Auf der einen Seite das anbrechende Zeitalter des automatisierten Fahrens, auf der anderen Seite der Fahrlehrer – dass der Beruf Grips und eine Menge Fachwissen erfordert, scheint dem Gesetzgeber bei der Verabschiedung des neuen Fahrlehrerrechts nicht ganz so klar gewesen zu sein. Die Tatsache, dass man nicht einmal mehr einen Hauptschulabschluss braucht, um Fahrerlehrer werden zu können, liegt den sächsischen Kollegen schwer im Magen. Andreas Grünewald: „Wir sind zwar dankbar dafür, dass die Ausbildungszeit insgesamt verlängert worden ist.“ Um den Beruf auszufüllen, brauche man aber auch entsprechende geistige Fähigkeiten, gerade, wenn zu Recht ein starker Fokus auf der Pädagogik in der Fahrschule liegt. „Wenn ich in 20 Jahren immer noch hier sein sollte, hoffe ich, als Vorsitzender dann nicht Leuten gegenüber zu stehen, die weder lesen noch schreiben können.“
Kooperation mit den Verkehrsunfallkommissionen
Ein ganz neues Tätigkeitsfeld für die sächsischen Fahrlehrer könnte sich in Bezug auf eine Zusammenarbeit mit den Verkehrsunfallkommissionen des Landes ergeben. Thomas Schulze, Abteilungsleiter der Straßenverkehrsbehörde, stellte auf der Mitgliederversammlung die Arbeit der Verkehrsunfallkommission der Stadt Leipzig vor, informierte über die wissenschaftliche Herangehensweise an Unfallschwerpunkte und die Entwicklung möglicher Strategien zur Entschärfung derselben. Die sächsischen Fahrlehrer sind hier sehr offen für Diskussionen und Kooperationen – beispielsweise hinsichtlich der gezielten Aufnahme von Unfallschwerpunkten in Ausbildung und Prüfung, aber auch in Bezug auf die Weitergabe von Informationen darüber, dass oder warum viele Fahrschüler an den immer gleichen Stellen immer wieder die gleichen Fehler machen.

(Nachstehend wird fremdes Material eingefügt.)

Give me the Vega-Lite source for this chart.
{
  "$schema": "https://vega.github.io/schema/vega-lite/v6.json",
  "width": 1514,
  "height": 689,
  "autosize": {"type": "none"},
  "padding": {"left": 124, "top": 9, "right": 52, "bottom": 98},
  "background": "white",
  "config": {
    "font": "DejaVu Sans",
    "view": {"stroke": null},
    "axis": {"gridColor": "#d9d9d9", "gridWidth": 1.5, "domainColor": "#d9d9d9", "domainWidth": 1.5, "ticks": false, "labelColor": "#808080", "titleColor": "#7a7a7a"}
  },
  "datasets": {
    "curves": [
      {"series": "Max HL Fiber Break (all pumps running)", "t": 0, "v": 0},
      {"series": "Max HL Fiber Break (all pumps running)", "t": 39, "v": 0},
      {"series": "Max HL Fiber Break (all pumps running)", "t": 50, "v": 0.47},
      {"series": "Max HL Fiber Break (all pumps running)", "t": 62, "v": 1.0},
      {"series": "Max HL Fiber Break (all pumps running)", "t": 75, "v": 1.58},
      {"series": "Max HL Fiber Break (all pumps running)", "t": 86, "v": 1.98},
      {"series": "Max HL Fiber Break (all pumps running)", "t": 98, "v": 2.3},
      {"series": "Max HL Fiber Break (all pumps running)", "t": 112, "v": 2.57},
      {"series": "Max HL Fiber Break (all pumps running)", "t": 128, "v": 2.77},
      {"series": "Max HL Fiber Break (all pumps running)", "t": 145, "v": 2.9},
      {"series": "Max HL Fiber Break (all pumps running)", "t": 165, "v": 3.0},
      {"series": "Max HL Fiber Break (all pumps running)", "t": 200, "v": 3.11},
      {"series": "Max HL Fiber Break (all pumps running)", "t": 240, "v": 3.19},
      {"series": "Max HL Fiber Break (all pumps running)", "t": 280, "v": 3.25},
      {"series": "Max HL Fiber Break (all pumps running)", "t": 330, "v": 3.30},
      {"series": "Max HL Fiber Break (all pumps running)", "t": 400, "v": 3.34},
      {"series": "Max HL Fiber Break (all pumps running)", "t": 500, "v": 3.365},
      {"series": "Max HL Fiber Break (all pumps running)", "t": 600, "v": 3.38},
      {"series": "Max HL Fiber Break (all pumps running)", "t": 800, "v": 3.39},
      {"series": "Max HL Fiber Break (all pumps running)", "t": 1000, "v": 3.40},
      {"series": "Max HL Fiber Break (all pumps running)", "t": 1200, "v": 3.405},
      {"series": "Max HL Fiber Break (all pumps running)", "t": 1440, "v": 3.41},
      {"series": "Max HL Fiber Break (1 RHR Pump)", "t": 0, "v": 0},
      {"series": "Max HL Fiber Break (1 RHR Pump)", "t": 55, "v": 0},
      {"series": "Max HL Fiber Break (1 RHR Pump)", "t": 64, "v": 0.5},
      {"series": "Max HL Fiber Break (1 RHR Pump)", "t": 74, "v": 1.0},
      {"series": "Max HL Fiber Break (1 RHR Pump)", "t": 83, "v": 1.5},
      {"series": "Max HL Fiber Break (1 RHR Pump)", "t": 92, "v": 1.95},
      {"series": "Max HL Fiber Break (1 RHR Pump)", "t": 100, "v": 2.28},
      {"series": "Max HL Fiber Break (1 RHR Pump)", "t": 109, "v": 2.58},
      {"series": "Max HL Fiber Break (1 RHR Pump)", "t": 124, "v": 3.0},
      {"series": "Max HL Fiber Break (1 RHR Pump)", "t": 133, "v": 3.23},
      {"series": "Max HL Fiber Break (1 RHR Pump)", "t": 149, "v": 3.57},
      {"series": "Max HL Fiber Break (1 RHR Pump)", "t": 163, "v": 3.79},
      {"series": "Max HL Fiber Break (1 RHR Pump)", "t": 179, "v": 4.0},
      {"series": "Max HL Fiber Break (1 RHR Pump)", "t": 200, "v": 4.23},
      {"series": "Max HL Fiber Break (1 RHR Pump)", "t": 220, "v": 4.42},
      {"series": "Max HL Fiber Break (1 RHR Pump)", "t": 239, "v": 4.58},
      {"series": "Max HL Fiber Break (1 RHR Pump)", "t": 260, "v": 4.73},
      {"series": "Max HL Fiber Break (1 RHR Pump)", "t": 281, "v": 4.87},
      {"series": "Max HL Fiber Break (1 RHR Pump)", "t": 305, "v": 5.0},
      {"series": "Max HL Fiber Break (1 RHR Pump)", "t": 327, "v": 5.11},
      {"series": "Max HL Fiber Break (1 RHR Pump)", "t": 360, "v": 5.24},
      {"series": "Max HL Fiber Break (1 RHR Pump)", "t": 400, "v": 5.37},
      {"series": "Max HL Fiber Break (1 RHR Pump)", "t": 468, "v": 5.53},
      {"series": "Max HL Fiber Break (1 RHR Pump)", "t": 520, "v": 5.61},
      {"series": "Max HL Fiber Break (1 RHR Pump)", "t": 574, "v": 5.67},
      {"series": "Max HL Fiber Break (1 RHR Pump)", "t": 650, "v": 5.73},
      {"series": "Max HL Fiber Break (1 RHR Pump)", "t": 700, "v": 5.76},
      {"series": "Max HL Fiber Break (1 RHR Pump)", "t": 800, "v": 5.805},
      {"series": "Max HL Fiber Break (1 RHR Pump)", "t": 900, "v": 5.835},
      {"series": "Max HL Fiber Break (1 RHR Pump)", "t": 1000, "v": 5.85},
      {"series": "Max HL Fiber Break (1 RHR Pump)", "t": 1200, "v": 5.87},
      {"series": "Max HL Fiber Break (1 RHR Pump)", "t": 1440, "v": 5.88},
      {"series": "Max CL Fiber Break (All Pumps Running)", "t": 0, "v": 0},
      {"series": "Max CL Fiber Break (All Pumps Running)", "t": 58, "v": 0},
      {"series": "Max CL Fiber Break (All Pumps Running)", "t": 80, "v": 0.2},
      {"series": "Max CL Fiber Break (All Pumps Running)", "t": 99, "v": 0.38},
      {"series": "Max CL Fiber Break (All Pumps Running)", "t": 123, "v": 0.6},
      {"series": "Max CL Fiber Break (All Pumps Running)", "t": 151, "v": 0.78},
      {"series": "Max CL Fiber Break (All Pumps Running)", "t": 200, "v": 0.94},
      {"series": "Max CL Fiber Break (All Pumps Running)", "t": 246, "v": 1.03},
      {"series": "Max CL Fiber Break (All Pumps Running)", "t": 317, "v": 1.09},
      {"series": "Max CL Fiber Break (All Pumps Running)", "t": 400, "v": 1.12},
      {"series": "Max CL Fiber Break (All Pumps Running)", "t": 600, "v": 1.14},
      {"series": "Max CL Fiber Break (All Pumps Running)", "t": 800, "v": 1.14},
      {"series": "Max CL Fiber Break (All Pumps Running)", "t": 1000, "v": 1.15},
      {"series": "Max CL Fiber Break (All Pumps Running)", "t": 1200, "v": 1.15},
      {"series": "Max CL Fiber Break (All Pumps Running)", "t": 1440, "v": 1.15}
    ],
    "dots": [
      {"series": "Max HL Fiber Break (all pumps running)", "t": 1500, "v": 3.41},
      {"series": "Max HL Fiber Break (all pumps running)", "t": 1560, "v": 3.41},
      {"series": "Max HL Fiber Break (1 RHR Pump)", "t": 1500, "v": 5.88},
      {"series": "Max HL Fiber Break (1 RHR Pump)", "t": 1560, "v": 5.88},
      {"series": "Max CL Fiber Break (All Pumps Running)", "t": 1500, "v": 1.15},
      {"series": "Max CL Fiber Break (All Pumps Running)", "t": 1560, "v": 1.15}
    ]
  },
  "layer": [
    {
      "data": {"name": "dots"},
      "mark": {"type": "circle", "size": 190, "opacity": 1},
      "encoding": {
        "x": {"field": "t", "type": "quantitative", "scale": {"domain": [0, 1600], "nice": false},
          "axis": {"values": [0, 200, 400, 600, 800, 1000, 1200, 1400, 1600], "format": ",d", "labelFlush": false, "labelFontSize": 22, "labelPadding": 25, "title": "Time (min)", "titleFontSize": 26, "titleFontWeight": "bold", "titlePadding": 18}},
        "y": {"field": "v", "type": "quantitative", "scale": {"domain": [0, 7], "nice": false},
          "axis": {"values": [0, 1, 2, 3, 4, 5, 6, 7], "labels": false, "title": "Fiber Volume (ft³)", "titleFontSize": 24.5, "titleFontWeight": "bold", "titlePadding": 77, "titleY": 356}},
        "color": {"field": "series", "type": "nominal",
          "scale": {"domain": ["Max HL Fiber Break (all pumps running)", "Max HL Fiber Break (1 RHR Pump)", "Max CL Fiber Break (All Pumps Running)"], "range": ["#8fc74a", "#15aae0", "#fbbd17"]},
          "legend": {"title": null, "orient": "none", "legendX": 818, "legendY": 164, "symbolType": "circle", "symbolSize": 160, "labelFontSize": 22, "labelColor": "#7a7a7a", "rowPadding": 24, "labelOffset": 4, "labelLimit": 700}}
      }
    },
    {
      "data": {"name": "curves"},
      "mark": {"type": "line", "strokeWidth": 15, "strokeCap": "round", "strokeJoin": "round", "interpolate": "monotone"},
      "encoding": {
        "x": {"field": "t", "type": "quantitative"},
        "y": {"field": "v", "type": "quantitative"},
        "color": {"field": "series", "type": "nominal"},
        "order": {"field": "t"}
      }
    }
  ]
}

Auf breite Zustimmung ist bei den Sachsen eine politische Entscheidung aus Brandenburg gestoßen: Das Land wird in den Modellversuch zu AM 15 einsteigen. „In Sachsen hält der positive Trend von AM 15 weiter an“, so Dr. Georg Freytag in seinem Vortrag über die aktuelle Verkehrspolitik des Freistaates Sachsen. „Vor allem Jugendliche aus ländlichen Gebieten nehmen AM 15 in Anspruch – und schneiden in den Prüfungen signifikant besser ab als ihre nur ein Jahr älteren Generationskollegen bei AM 16.“ Freytag will sich für die Ausweitung von AM 15 auf das gesamte Bundesgebiet einsetzen, trotz noch immer zahlreicher Widerstände vor allem in den alten Bundesländern und im Bundesministerium. „Die Statistik spricht aber für sich und es gibt kaum eine bessere Möglichkeit, die Motivation der Jugendlichen zugunsten der Verkehrssicherheit zu nutzen“, so Freytag.
Neuigkeiten aus dem Prüfgeschehen überbrachte der Dekra-Leiter Fahrerlaubniswesen Andreas Schmidt. Auch er begrüßt, dass AM 15 nun auch im Nachbarland möglich ist. In Sachen Fahrschulprüfungen liegt Sachsen bei den Praktischen Erfolgsquoten erfolgsmäßig im Bundesdurchschnitt, doch auch hier schwächeln mehr Schüler in der Theorie seit der Einführung der neuen dynamischen Filmszenen. „Die Szenen ermöglichen uns, unzureichend vorbereitete Prüflinge besser herauszufiltern“, so Schmidt. Dennoch wies Kurt Bartels darauf hin, dass es ein kluger Schachzug sein könnte, bei den Vorprüfungen zur theoretischen Prüfung nachzulegen. „Dass so viele Schüler durch die theoretische Prüfung durchfallen, obwohl sie in der Vorprüfung keine Probleme hatten, könnte an gewissen Betrügereien liegen – vielleicht hat die Vorprüfung ja gar nicht der Schüler selbst absolviert, sondern jemand anders – damit der Schüler früher zur Prüfung und sich vielleicht durchmogeln kann. Man könnte gesetzlich festlegen, dass die Vorprüfung in einer Fahrschule stattzufinden hat. Dann würden Schüler, die schlecht oder gar nicht vorbereitet sind, gar nicht erst zur Prüfung zugelassen werden.“
Zu guter Letzt standen bei der Mitgliederversammlung des Fahrlehrerverbandes noch Wahlen ins Haus: Peter Losleben wurde als 1. Stellvertreter des Vorsitzenden einstimmig wiedergewählt. Der Verband, der momentan 358 Voll- und 30 Schnuppermitglieder zählt, trifft sich 2018 am 5. Mai in Chemnitz.